Let’s get it out of the way at the beginning: Yeah, I read that Slate piece this summer, shaming the uncultured, lowbrow adult readers of YA fiction, and my response is the kind of intense eyeroll I haven’t given since my teens.
(Speaking of that essay: When the author makes the faux-concession statement that those high culture / low culture thinkpieces require, about how at least this plebby non-literature is getting the uncultured masses to open a book, the author name-drops a TV show. Slate thoughtfully links the Amazon page where readers can immediately purchase it. With an affiliate link. Hilarious.)
Labyrinth Society: The Versailles Vendetta by Angie Kelly is cheery, chatty, time-traveling tween fiction, and it doesn’t hurt that the protagonists are a trio of tween girls.

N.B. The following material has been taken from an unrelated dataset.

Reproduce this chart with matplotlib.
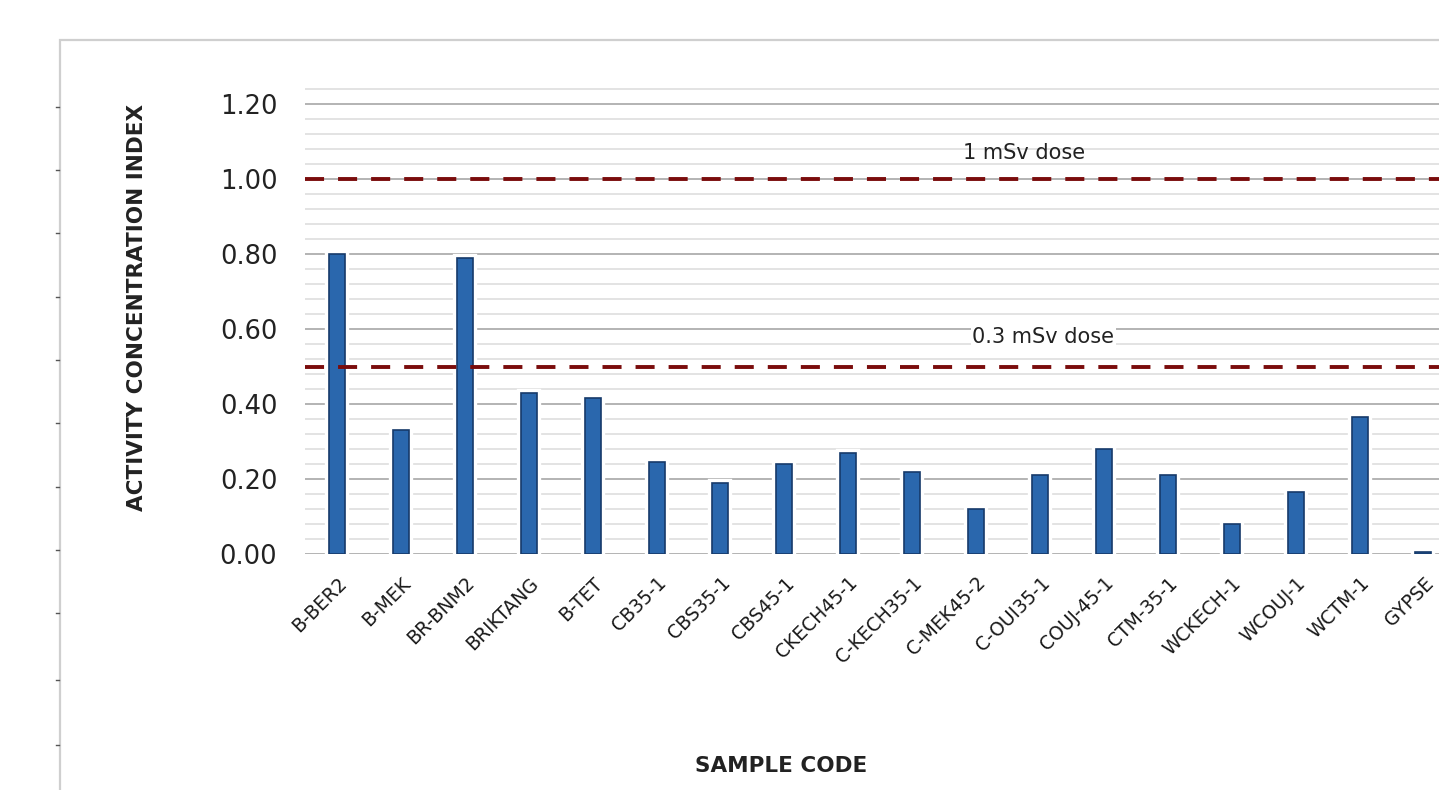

Female-authored fiction for a young, female audience is often disparaged by calling the characters all Mary Sues. (Among other ways, I mean, like calling them beach reads and airport novels, and other things that mean well, if you have the time to waste, I guess you can enjoy it. Oops, got sidetracked, this isn’t a post on all the ways that novels written by women for the enjoyment of primarily women get downplayed!) Mary Sues have something to do with wish fulfillment, they’re too awesome, their dialogue is too snappy and their luck is too good, like we don’t all read books to see interesting characters doing exciting things.
This is a short novel about three adopted girls, who live in a mansion full of exotic, and usually enchanted, relics that their foster mother, a strangely ageless archaeologist, has collected. They travel through time rescuing historical artifacts, usually racing against unscrupulous antiquities dealers. Also there is an handsome British groundskeeper, loads of secrets, magic time-travel jewelry, and also a pair of glitter Chucks. It it exactly the kind of story I would dream up when I was supposed to be paying attention in middle-school classes, and I mean that in the best way.
Sure, there’s a lot of time-traveling escapism, but at the same time, the novel’s about chosen family and female friendships, telling the story of a prickly third foster-daughter joining a home that’s both a great deal happier than her previous houses but also so full of secrets. And instead of one female sidekick along on the typical adventure team, we have three girls with different personalities working together to save history.
Read it for yourself, if you’re intrigued by magical teenager historians, and a teen novels without the obligatory love triangle, or just to be the coolest Auntie or Uncle to the middle-school girl in your life.
I received a copy of Labyrinth Society: The Versailles Vendetta from the publisher to review.